There are at least three time travel novels by other authors that should be read alongside Poul Anderson's six time travel volumes.

The Technicolor Time Machine by Harry Harrison: familiar Andersonian territory - Vinland, circular causality and humor;

The Anubis Gates by Tim Powers: circular causality and fantasy;

Bid Time Return/Somewhere In Time by Richard Matheson: like The Time Traveler's Wife, a romantic novel of time travel.

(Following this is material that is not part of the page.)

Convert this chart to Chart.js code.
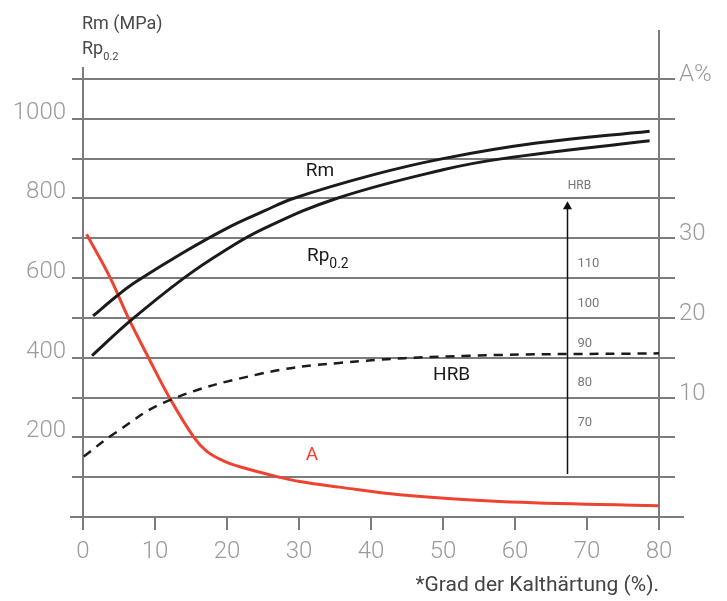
<!DOCTYPE html>
<html>
<head>
<meta charset="utf-8">
<script src="https://cdn.jsdelivr.net/npm/chart.js@4/dist/chart.umd.min.js"></script>
<style>
body { margin: 0; background: #fff; }
#wrap { width: 727px; height: 601px; }
</style>
</head>
<body>
<div id="wrap"><canvas id="chart" width="727" height="601"></canvas></div>
<script>
// Grad der Kalthärtung (%) -> Festigkeit, Härte, Dehnung
const rmX = [1.4, 4.7, 7.3, 14, 20.5, 25.1, 29.2, 40, 50, 63, 78.7];
const rmVal = [505, 555, 590, 665, 730, 768, 800, 858, 900, 939, 969];
const rpX = [1.25, 6.6, 14, 19.5, 25.1, 35.2, 50, 58.3, 78.7];
const rpVal = [405, 493, 600, 667, 724, 800, 872, 900, 945];
const hrbX = [0.1, 4.3, 11.7, 24.5, 35.6, 53.7, 80];
const hrbVal = [61.6, 67.3, 75.5, 82.3, 85.1, 86.9, 87.5];
const aX = [0.5, 3.8, 6.3, 9.1, 12, 15.4, 17.2, 19.5, 21.9, 27.3, 30.1, 35.6, 44, 57.9, 79.9];
const aVal = [30.5, 25, 20, 15, 10, 5, 3.25, 2.05, 1.28, 0, -0.55, -1.25, -2.2, -3.05, -3.6];

const leftTickLabels = [200, 400, 600, 800, 1000];
const rightTickLabels = [10, 20, 30];
const hrbTickLabels = [70, 80, 90, 100, 110];

const gridColor = '#7c7c7c';
const tickColor = '#9b9b9b';
const red = '#ee4331';
const black = '#1b1b1b';

function pts(xs, ys) {
    return xs.map((x, i) => ({ x: x, y: ys[i] }));
}

Chart.defaults.font.family = 'Roboto';

const decor = {
    id: 'decor',
    beforeDatasetsDraw(chart) {
        const { ctx, chartArea: a, scales } = chart;
        ctx.save();
        ctx.strokeStyle = gridColor;
        ctx.lineWidth = 2;
        ctx.beginPath();
        ctx.moveTo(a.left, a.top - 12); ctx.lineTo(a.left, a.bottom);
        ctx.moveTo(a.right, a.top - 49); ctx.lineTo(a.right, a.bottom);
        ctx.moveTo(a.left - 13, a.bottom); ctx.lineTo(a.right + 25, a.bottom);
        ctx.stroke();

        // HRB Pfeil
        const ax = Math.round(scales.x.getPixelForValue(67.2)) + 0.5;
        const y0 = scales.yh.getPixelForValue(57.2);
        const y1 = scales.yh.getPixelForValue(125.7);
        ctx.strokeStyle = '#111';
        ctx.fillStyle = '#111';
        ctx.lineWidth = 1.5;
        ctx.beginPath();
        ctx.moveTo(ax, y0); ctx.lineTo(ax, y1 + 5);
        ctx.stroke();
        ctx.beginPath();
        ctx.moveTo(ax, y1); ctx.lineTo(ax - 4.5, y1 + 8); ctx.lineTo(ax + 4.5, y1 + 8);
        ctx.closePath();
        ctx.fill();

        ctx.fillStyle = '#777';
        ctx.font = '13px Roboto';
        ctx.textAlign = 'left';
        ctx.textBaseline = 'middle';
        hrbTickLabels.forEach(v => {
            ctx.fillText(String(v), ax + 10, scales.yh.getPixelForValue(v));
        });
        ctx.font = '12px Roboto';
        ctx.textAlign = 'center';
        ctx.fillText('HRB', ax + 12, scales.yh.getPixelForValue(129.5));
        ctx.restore();
    },
    afterDraw(chart) {
        const { ctx, chartArea: a, scales } = chart;
        ctx.save();
        ctx.textBaseline = 'middle';
        ctx.textAlign = 'left';

        // Achsentitel oben links
        ctx.fillStyle = '#4a4a4a';
        ctx.font = '18px Roboto';
        ctx.fillText('Rm (MPa)', a.left - 1, a.top - 55);
        ctx.fillText('Rp', a.left - 1, a.top - 30);
        let w = ctx.measureText('Rp').width;
        ctx.font = '11px Roboto';
        ctx.fillText('0.2', a.left - 1 + w, a.top - 22);

        // Kurvenbeschriftungen
        const X = v => scales.x.getPixelForValue(v);
        const Y = v => scales.y.getPixelForValue(v);
        ctx.fillStyle = black;
        ctx.font = '19px Roboto';
        ctx.textAlign = 'center';
        ctx.fillText('Rm', X(32.9), Y(869));
        ctx.fillText('HRB', X(51.2), Y(357));
        ctx.textAlign = 'left';
        ctx.fillText('Rp', X(31.1), Y(655));
        w = ctx.measureText('Rp').width;
        ctx.font = '14px Roboto';
        ctx.fillText('0.2', X(31.1) + w, Y(655) + 8);
        ctx.fillStyle = red;
        ctx.font = '19px Roboto';
        ctx.textAlign = 'center';
        ctx.fillText('A', X(31.8), scales.y2.getPixelForValue(2.8));
        ctx.restore();
    }
};

const lineStyle = {
    pointRadius: 0,
    fill: false,
    tension: 0.4
};

new Chart(document.getElementById('chart').getContext('2d'), {
    type: 'line',
    data: {
        datasets: [
            Object.assign({ label: 'Rm', data: pts(rmX, rmVal), borderColor: black, borderWidth: 3, yAxisID: 'y' }, lineStyle),
            Object.assign({ label: 'Rp0.2', data: pts(rpX, rpVal), borderColor: black, borderWidth: 3, yAxisID: 'y' }, lineStyle),
            Object.assign({ label: 'HRB', data: pts(hrbX, hrbVal), borderColor: black, borderWidth: 2.5, borderDash: [9, 7], yAxisID: 'yh' }, lineStyle),
            Object.assign({ label: 'A', data: pts(aX, aVal), borderColor: red, borderWidth: 3, yAxisID: 'y2' }, lineStyle)
        ]
    },
    options: {
        responsive: false,
        animation: false,
        devicePixelRatio: 1,
        layout: { padding: { top: 79, left: 0, right: 0, bottom: 0 } },
        plugins: { legend: { display: false }, tooltip: { enabled: false } },
        scales: {
            x: {
                type: 'linear', min: 0, max: 80,
                border: { display: false },
                grid: { drawOnChartArea: false, drawTicks: true, tickLength: 13, color: gridColor, lineWidth: 2 },
                ticks: { stepSize: 10, color: tickColor, padding: 8, font: { size: 24, weight: '300' } },
                title: {
                    display: true, text: '*Grad der Kalthärtung (%).', align: 'end', color: '#444',
                    font: { size: 21 }, padding: { top: 0, bottom: 3 }
                },
                afterFit: s => { s.height = 84; }
            },
            y: {
                type: 'linear', position: 'left', min: 0, max: 1100,
                border: { display: false },
                grid: { drawOnChartArea: true, drawTicks: true, tickLength: 11, color: gridColor, lineWidth: 2 },
                ticks: {
                    stepSize: 100, autoSkip: false, color: tickColor, padding: 6, labelOffset: -6,
                    font: { size: 24, weight: '300' },
                    callback: v => leftTickLabels.includes(v) ? String(v) : ''
                },
                afterFit: s => { s.width = 83; }
            },
            y2: {
                type: 'linear', position: 'right', min: -5, max: 50,
                border: { display: false },
                grid: { drawOnChartArea: false, drawTicks: true, tickLength: 16, color: gridColor, lineWidth: 2 },
                ticks: {
                    stepSize: 5, autoSkip: false, color: tickColor, padding: 4, labelOffset: -4,
                    font: { size: 24, weight: '300' },
                    callback: v => v === 50 ? 'A%' : (rightTickLabels.includes(v) ? String(v) : '')
                },
                afterFit: s => { s.width = 68; }
            },
            yh: { type: 'linear', display: false, min: 46.4, max: 156.4 }
        }
    },
    plugins: [decor]
});
</script>
</body>
</html>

I said earlier that "the cleverest kind of time travel story" was one in which past events seem not to proceed as they should but then the author gets them back on track. Anderson does this in The Dancer From Atlantis but it is a technique perfected by Powers and Matheson.

In The Anubis Gates:

The Times reports a talk by Lord Byron on a particular date;

a coach party of time travelers, suitably attired in period costumes, arrives to hear the talk;

they have arrived a week too early!;

however, since Lord Byron is to hand and since so many people have traveled so far to hear him (!), he agrees to deliver the talk a week earlier than planned;

a journalist attends and takes notes;

this is the talk that is reported in The Times.

Later:

it is recorded that our hero's dead body was found on a particular date;

fighting his (magically generated) clone on the appointed date, he sustains a wound that was not recorded and suddenly realizes that it is the clone's body that is to be found;

passing the presumed date of his death, he happily regains the freedom of the unknown...

In Bid Time Return:

the central character, having read a hotel register decades later, knows exactly when he signed in at a hotel and which room he stayed in;

approaching the hotel lobby, he pauses in order not to arrive too soon, then hurries in order not to arrive too late, although it is impossible that he arrive any earlier or later than he did arrive;

the hotel clerk starts to give him the wrong room key and he must restrain himself from saying, "That's the wrong room!;"

a second clerk says, "That room has been booked," and the first clerk gives him the right key after all.

Ingenious. If I were on the Desert Island with only one work of fiction, it would be Time Patrol but, if I were to be allowed a few more volumes, then they would include a small time travel library.